Kebijakan toleransi inilah yang kemudian membuat banyak penduduk Konstantinopel memilih untuk tetap tinggal di bawah kekuasaan Utsmaniyah.
Dampak Penaklukan Konstantinopel
Penaklukan ini membawa perubahan besar bagi dunia Islam dan Eropa. Konstantinopel, yang kemudian berganti nama menjadi Istanbul, menjadi ibu kota baru Kesultanan Utsmaniyah.
Kota ini berkembang pesat sebagai pusat perdagangan, budaya, dan ilmu pengetahuan.
Dalam bidang ekonomi, jatuhnya Konstantinopel menyebabkan perubahan jalur perdagangan dunia. Sebelumnya, kota ini adalah jalur utama perdagangan antara Asia dan Eropa.
Setelah berada di bawah kendali Utsmaniyah, bangsa Eropa mulai mencari jalur alternatif untuk berdagang dengan Asia.
Hal ini kemudian memicu eksplorasi samudra oleh negara-negara seperti Spanyol dan Portugal, yang pada akhirnya mengarah pada penemuan dunia baru.
Dalam bidang ilmu pengetahuan, Muhammad Al-Fatih mendorong pengembangan pendidikan dan kebudayaan.
Ia membangun sekolah, masjid, perpustakaan, serta mendatangkan para ilmuwan dari berbagai penjuru dunia ke Istanbul. Di bawah kepemimpinannya, kota ini menjadi pusat peradaban Islam yang maju.
Dalam aspek militer, keberhasilan Muhammad Al-Fatih dalam menaklukkan Konstantinopel membuat Kesultanan Utsmaniyah semakin disegani.

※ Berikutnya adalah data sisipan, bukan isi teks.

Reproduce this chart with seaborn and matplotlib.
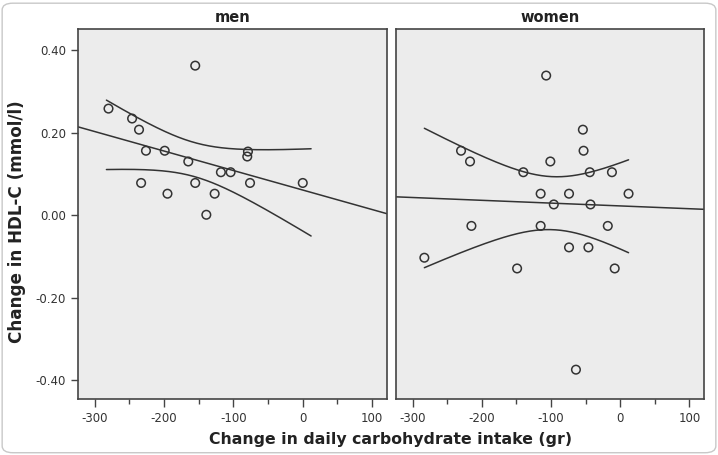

Keberhasilan ini juga menunjukkan bahwa strategi militer modern, seperti penggunaan meriam besar dan mobilisasi pasukan yang efisien, sangat berpengaruh dalam perang.

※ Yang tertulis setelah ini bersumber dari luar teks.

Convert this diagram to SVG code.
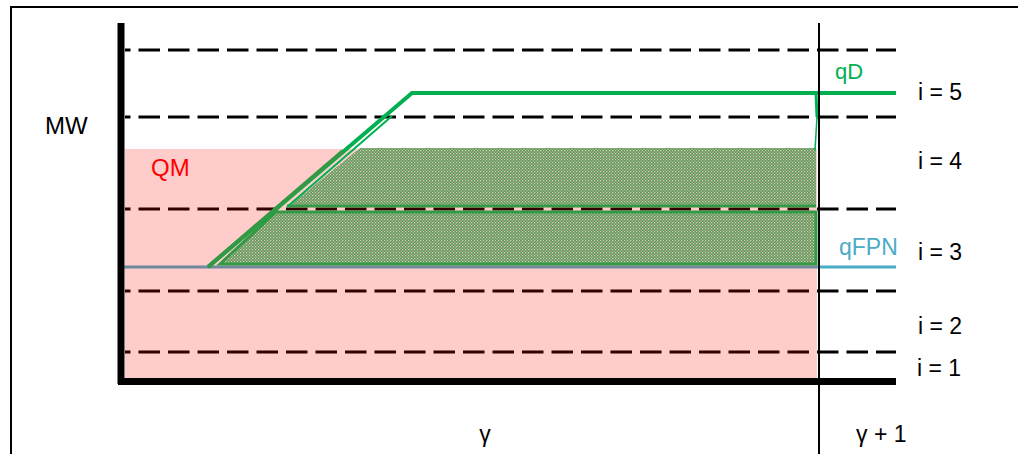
<svg xmlns="http://www.w3.org/2000/svg" width="1018" height="454" viewBox="0 0 1018 454">
<style>
.dash{stroke:#000;stroke-width:3;stroke-dasharray:21.5 8;fill:none}
.lbl{font-family:"Liberation Sans",Arial,sans-serif;font-size:23px;fill:#000}
</style>
<defs>
<pattern id="hatch" width="3" height="3" patternUnits="userSpaceOnUse">
<rect width="3" height="3" fill="#5a9a58"/>
<rect x="0" y="0" width="1.2" height="1.2" fill="#ecccc2"/>
<rect x="1.5" y="1.5" width="1.2" height="1.2" fill="#e0c4b8"/>
</pattern>
</defs>
<rect width="1018" height="454" fill="#fff"/>
<g id="frame" fill="none" stroke="#000" stroke-width="2">
<line x1="10" y1="7" x2="1018" y2="7"/>
<line x1="11" y1="6" x2="11" y2="454"/>
</g>
<g id="grid">
<line class="dash" x1="125" y1="50" x2="896" y2="50" stroke-dashoffset="16"/>
<line class="dash" x1="125" y1="117" x2="896" y2="117" stroke-dashoffset="16"/>
<line class="dash" x1="125" y1="209" x2="896" y2="209" stroke-dashoffset="16"/>
<line class="dash" x1="125" y1="291" x2="896" y2="291" stroke-dashoffset="16"/>
<line class="dash" x1="125" y1="352" x2="896" y2="352" stroke-dashoffset="16"/>
</g>
<g id="qFPN">
<line x1="123" y1="267" x2="896" y2="267" stroke="#4BACC6" stroke-width="3"/>
<text x="839" y="255" class="lbl" style="fill:#4BACC6">qFPN</text>
</g>
<g id="QM">
<rect x="125" y="149" width="692" height="230" fill="#ff0000" fill-opacity="0.2"/>
<text x="151" y="176" class="lbl" style="fill:#ff0000;font-size:24px">QM</text>
</g>
<g id="hatched">
<polygon points="289,206 360,148 816,148 816,206" fill="url(#hatch)"/>
<line x1="287" y1="206" x2="816" y2="206" stroke="#339944" stroke-width="3"/>
<polygon points="220,264 276,212 816,212 816,264" fill="url(#hatch)" stroke="#339944" stroke-width="3"/>
</g>
<g id="qD">
<polyline points="208,267 412,93 896,93" fill="none" stroke="#00B050" stroke-width="4"/>
<line x1="287" y1="207" x2="392" y2="116" stroke="#00B050" stroke-width="2"/>
<line x1="816" y1="93" x2="817" y2="117" stroke="#00B050" stroke-width="3"/>
<line x1="817" y1="117" x2="815" y2="150" stroke="#00B050" stroke-width="1.5"/>
<line x1="208" y1="267" x2="343" y2="151" stroke="#339944" stroke-width="4"/>
<text x="835" y="79" class="lbl" style="fill:#00B050;font-size:22px">qD</text>
</g>
<g id="axes" stroke="#000">
<line x1="121" y1="23" x2="121" y2="384" stroke-width="7"/>
<line x1="118" y1="381.5" x2="896" y2="381.5" stroke-width="7"/>
<line x1="819" y1="23" x2="819" y2="454" stroke-width="2"/>
</g>
<g id="labels">
<text x="45" y="134" class="lbl" style="font-size:24px">MW</text>
<text x="918" y="100" class="lbl">i = 5</text>
<text x="918" y="169" class="lbl">i = 4</text>
<text x="918" y="260" class="lbl">i = 3</text>
<text x="918" y="334" class="lbl">i = 2</text>
<text x="917" y="376" class="lbl">i = 1</text>
<text x="485" y="442" class="lbl" text-anchor="middle">γ</text>
<text x="856" y="442" class="lbl">γ + 1</text>
</g>
</svg>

Muhammad Al-Fatih terus memperluas wilayah Utsmaniyah hingga ke Eropa Timur, termasuk Serbia, Albania, dan Bosnia. Ia dikenal sebagai pemimpin yang adil dan cerdas, serta memiliki visi besar dalam membangun peradaban Islam.
Refrensi
- Freely, John. Muhammad al-Fatih: Sang Penakluk Konstantinopel. Pustaka Alvabet, 2019.
- Talib, Abdul Latip. Sultan Muhammad Al-Fateh: Penakluk Konstantinopel. PTS Litera Utama, 2008.
- Al-Munyawi, Syaikh Ramzi. Muhammad Al Fatih Penakluk Konstantinopel. Pustaka Al-Kautsar, 2019.
- Nicolle, David. Constantinople 1453: The End of Byzantium. Osprey Publishing, 2000.